Analisando o fundo amoral de tais consignas, ainda em junho de 1968, Dr. Plinio previu a mudança que a Revolução visava com elas: “Estamos passando de uma civilização que tinha como fundamento a razão e que até em nome da razão atacava a Fé, de uma moral que procurava raciocínios teóricos para se justificar, mas que ainda era uma moral racional, para a pura glorificação do instinto bestial e a apresentação da perversão sexual como um fruto da moral”.5

E continuava: “Trata-se de um elemento que está germinando neles e tem como meta a igualdade completa, a liberdade completa, mas que não se apresenta como uma convicção doutrinária. […] É um impulso universal, que sacode a mocidade inteira. […] Surge, então, uma era histórica nova, em que o homem renuncia à razão e à ascese, e espera de um instinto a ordem de coisas futura. […] Não se pode fazer uma negação maior da verdade, nem uma revolução mais profunda do que essa”.6

Os estudantes da Universidade da Sorbonne deram início a uma revolta cuja erupção de ideias revolucionárias se espalharia pelo mundo inteiro
Aspectos dos distúrbios de maio de 1968, em Paris

O verdadeiro nome da revolta da Sorbonne: Quarta Revolução

Voltemos a Paris. A revolta parecia tomar conta de uma França estupefata, mas, afinal, venceu o bom senso. Aparentemente ela foi liquidada e a ordem foi restabelecida por De Gaulle, com apoio maciço do povo francês… Tudo teria terminado mesmo?

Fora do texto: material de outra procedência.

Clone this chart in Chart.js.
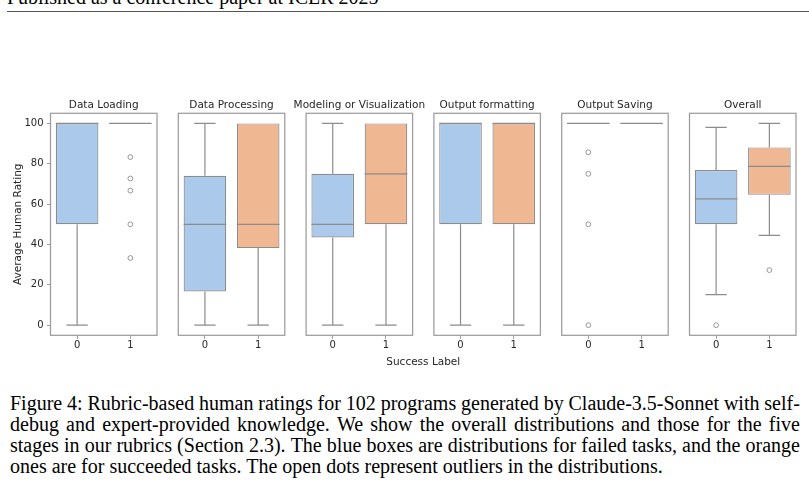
<!DOCTYPE html>
<html><head><meta charset="utf-8">
<script src="https://cdn.jsdelivr.net/npm/chart.js@4.4.1/dist/chart.umd.min.js"></script>
<style>
html,body{margin:0;padding:0;background:#fff;width:809px;height:486px;overflow:hidden;position:relative}
#hdr{position:absolute;left:7px;top:-13.4px;font:20px/21.3px "Liberation Serif",serif;color:#000;white-space:nowrap}
#rule{position:absolute;left:7px;top:11px;width:802px;height:1px;background:#555}
#wrap{position:absolute;left:0;top:90px;width:809px;height:285px}
#cap{position:absolute;left:10px;top:392.6px;width:790px;font:20px/21.3px "Liberation Serif",serif;color:#000}
#cap .ln{display:flex;justify-content:space-between;white-space:nowrap;height:21.3px}
#cap .last{display:block;white-space:nowrap;height:21.3px}
</style></head>
<body>
<div id="hdr">Published as a conference paper at ICLR 2025</div>
<div id="rule"></div>
<div id="wrap"><canvas id="c"></canvas></div>
<div id="cap">
<div class="ln">Figure 4: Rubric-based human ratings for 102 programs generated by Claude-3.5-Sonnet with self-</div>
<div class="ln">debug and expert-provided knowledge. We show the overall distributions and those for the five</div>
<div class="ln">stages in our rubrics (Section 2.3). The blue boxes are distributions for failed tasks, and the orange</div>
<div class="last">ones are for succeeded tasks. The open dots represent outliers in the distributions.</div>
</div>
<script>
// ---------- data ----------
const categories = ['Data Loading','Data Processing','Modeling or Visualization','Output formatting','Output Saving','Overall'];
const successLabels = ['0','1'];
const yTicks = [0,20,40,60,80,100];
const axisTitleX = 'Success Label';
const axisTitleY = 'Average Human Rating';
// Success label 0 (failed tasks)
const failQ1      = [50, 16.7, 43.5, 50, 100, 50];
const failMedian  = [100, 50, 50, 100, 100, 62.6];
const failQ3      = [100, 74, 75, 100, 100, 76.9];
const failLow     = [0, 0, 0, 0, 100, 15.2];
const failHigh    = [100, 100, 100, 100, 100, 98];
const failOutliers = [[], [], [], [], [85.7, 75, 50, 0], [0]];
// Success label 1 (succeeded tasks)
const succQ1      = [100, 38.2, 50, 50, 100, 64.6];
const succMedian  = [100, 50, 75, 100, 100, 78.7];
const succQ3      = [100, 100, 100, 100, 100, 88.1];
const succLow     = [100, 0, 0, 0, 100, 44.5];
const succHigh    = [100, 100, 100, 100, 100, 100];
const succOutliers = [[83.3, 72.7, 66.7, 50, 33.3], [], [], [], [], [27.3]];

// ---------- layout / style ----------
const PANEL_STEP = 2.4, BOX_W = 0.8, CAP_W = 0.4;
const BLUE = '#abc9ea', ORANGE = '#efb792', LINE = '#8c8c8c', FRAME = '#9c9c9c', TEXT = '#262626';
const FONT = '"DejaVu Sans", sans-serif';
const xPos = (i, j) => i * PANEL_STEP + j;

// caption justification
document.querySelectorAll('#cap .ln').forEach(d => {
  const words = d.textContent.trim().split(/\s+/);
  d.innerHTML = words.map(w => '<span>' + w + '</span>').join('');
});

const boxData = (q1, q3, j) => categories.map((c, i) => ({x: xPos(i, j), y: [q1[i], q3[i]]}));
const outData = (outs, j) => outs.flatMap((arr, i) => arr.map(v => ({x: xPos(i, j), y: v})));

const stats = [
  {j: 0, q1: failQ1, med: failMedian, q3: failQ3, lo: failLow, hi: failHigh},
  {j: 1, q1: succQ1, med: succMedian, q3: succQ3, lo: succLow, hi: succHigh}
];

const boxPlugin = {
  id: 'boxExtras',
  beforeDatasetsDraw(chart) {
    const {ctx, scales: {x, y}} = chart;
    ctx.save();
    ctx.strokeStyle = LINE; ctx.lineWidth = 1.2;
    stats.forEach(s => categories.forEach((c, i) => {
      const cx = x.getPixelForValue(xPos(i, s.j));
      const hw = x.getPixelForValue(xPos(i, s.j) + CAP_W / 2) - cx;
      ctx.beginPath();
      if (s.hi[i] > s.q3[i]) {
        ctx.moveTo(cx, y.getPixelForValue(s.q3[i])); ctx.lineTo(cx, y.getPixelForValue(s.hi[i]));
        ctx.moveTo(cx - hw, y.getPixelForValue(s.hi[i])); ctx.lineTo(cx + hw, y.getPixelForValue(s.hi[i]));
      }
      if (s.lo[i] < s.q1[i]) {
        ctx.moveTo(cx, y.getPixelForValue(s.q1[i])); ctx.lineTo(cx, y.getPixelForValue(s.lo[i]));
        ctx.moveTo(cx - hw, y.getPixelForValue(s.lo[i])); ctx.lineTo(cx + hw, y.getPixelForValue(s.lo[i]));
      }
      ctx.stroke();
    }));
    ctx.restore();
  },
  afterDatasetsDraw(chart) {
    const {ctx, scales: {x, y}, chartArea} = chart;
    ctx.save();
    ctx.strokeStyle = LINE; ctx.lineWidth = 1.2;
    stats.forEach(s => categories.forEach((c, i) => {
      const x0 = x.getPixelForValue(xPos(i, s.j) - BOX_W / 2);
      const x1 = x.getPixelForValue(xPos(i, s.j) + BOX_W / 2);
      const py = y.getPixelForValue(s.med[i]);
      ctx.beginPath(); ctx.moveTo(x0, py); ctx.lineTo(x1, py); ctx.stroke();
    }));
    // panel frames
    ctx.strokeStyle = FRAME; ctx.lineWidth = 1.25;
    categories.forEach((c, i) => {
      const l = x.getPixelForValue(xPos(i, 0) - 0.5);
      const r = x.getPixelForValue(xPos(i, 1) + 0.5);
      ctx.strokeRect(l, chartArea.top, r - l, chartArea.bottom - chartArea.top);
    });
    // panel titles
    ctx.fillStyle = TEXT; ctx.font = '10.5px ' + FONT;
    ctx.textAlign = 'center'; ctx.textBaseline = 'alphabetic';
    categories.forEach((c, i) => {
      const cx = (x.getPixelForValue(xPos(i, 0)) + x.getPixelForValue(xPos(i, 1))) / 2;
      ctx.fillText(c, cx, chartArea.top - 5);
    });
    ctx.restore();
  }
};

const xTickValues = categories.flatMap((c, i) => successLabels.map((l, j) => xPos(i, j)));

new Chart(document.getElementById('c'), {
  type: 'bar',
  data: {
    datasets: [
      {label: '0', data: boxData(failQ1, failQ3, 0), backgroundColor: BLUE, borderColor: LINE, borderWidth: 1.2,
       borderSkipped: false, grouped: false, barPercentage: BOX_W, categoryPercentage: 1},
      {label: '1', data: boxData(succQ1, succQ3, 1), backgroundColor: ORANGE, borderColor: LINE, borderWidth: 1.2,
       borderSkipped: false, grouped: false, barPercentage: BOX_W, categoryPercentage: 1},
      {type: 'scatter', label: 'out0', data: outData(failOutliers, 0), pointRadius: 2.4, pointBorderWidth: 0.9,
       borderColor: LINE, backgroundColor: 'rgba(255,255,255,0)', pointBackgroundColor: 'rgba(255,255,255,0)', pointBorderColor: LINE},
      {type: 'scatter', label: 'out1', data: outData(succOutliers, 1), pointRadius: 2.4, pointBorderWidth: 0.9,
       borderColor: LINE, backgroundColor: 'rgba(255,255,255,0)', pointBackgroundColor: 'rgba(255,255,255,0)', pointBorderColor: LINE}
    ]
  },
  options: {
    responsive: true, maintainAspectRatio: false, animation: false,
    layout: {padding: {left: 0, right: 13, top: 23.3, bottom: 4}},
    plugins: {legend: {display: false}, tooltip: {enabled: false}, title: {display: false}},
    scales: {
      x: {
        type: 'linear', min: -0.5, max: xPos(categories.length - 1, 1) + 0.5, offset: false,
        afterBuildTicks: s => { s.ticks = xTickValues.map(v => ({value: v})); },
        afterFit: s => { s.height = 35.7; },
        ticks: {autoSkip: false, maxRotation: 0, padding: 0.5, color: TEXT, font: {family: FONT, size: 10},
                callback: (v, idx) => successLabels[idx % 2]},
        grid: {display: true, offset: false, drawOnChartArea: false, drawTicks: true, tickLength: 3.5, color: FRAME, lineWidth: 1},
        border: {display: false},
        title: {display: true, text: axisTitleX, color: TEXT, font: {family: FONT, size: 10.5}, padding: {top: 0, bottom: 2}}
      },
      y: {
        type: 'linear', min: -5, max: 105,
        afterBuildTicks: s => { s.ticks = yTicks.map(v => ({value: v})); },
        afterFit: s => { s.width = 50.5; },
        ticks: {padding: 3.5, color: TEXT, font: {family: FONT, size: 10}},
        grid: {display: true, drawOnChartArea: false, drawTicks: true, tickLength: 3.5, color: FRAME, lineWidth: 1},
        border: {display: false},
        title: {display: true, text: axisTitleY, color: TEXT, font: {family: FONT, size: 10.5}, padding: {top: 11.7, bottom: 0}}
      }
    }
  },
  plugins: [boxPlugin]
});
</script>
</body></html>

Longe disso. Na marcha inexorável da Revolução, em que cada nova fase nasce como um “requinte matricida”7 que engole e ultrapassa a anterior, “o fracasso dos extremistas é, pois, apenas aparente”.8 Os manuais de História podem considerar que a revolta da Sorbonne tenha terminado nas eleições de julho de 1968. Contudo, de um privilegiado mirante profético, Dr. Plinio desvendou o rumo que os acontecimentos tomariam: as manifestações em Paris foram apenas os primeiríssimos acordes da Quarta Revolução.

Segundo ele afirmou, “a Revolução espera, em seu termo final, realizar um estado de coisas em que a completa liberdade coexista com a plena igualdade”.9 Trata-se de “uma ordem de coisas anárquica ainda misteriosa, a qual pressupõe uma transformação do homem também misteriosa, e que é a grande incógnita do mundo moderno”.10

De fato, se as três Revoluções se insurgiram contra a desigualdade no campo espiritual, político, social e econômico, a Quarta Revolução atacaria diretamente a desigualdade no interior do próprio homem, ao inverter a ordem das potências da alma humana e submeter a inteligência e a vontade aos instintos mais primários.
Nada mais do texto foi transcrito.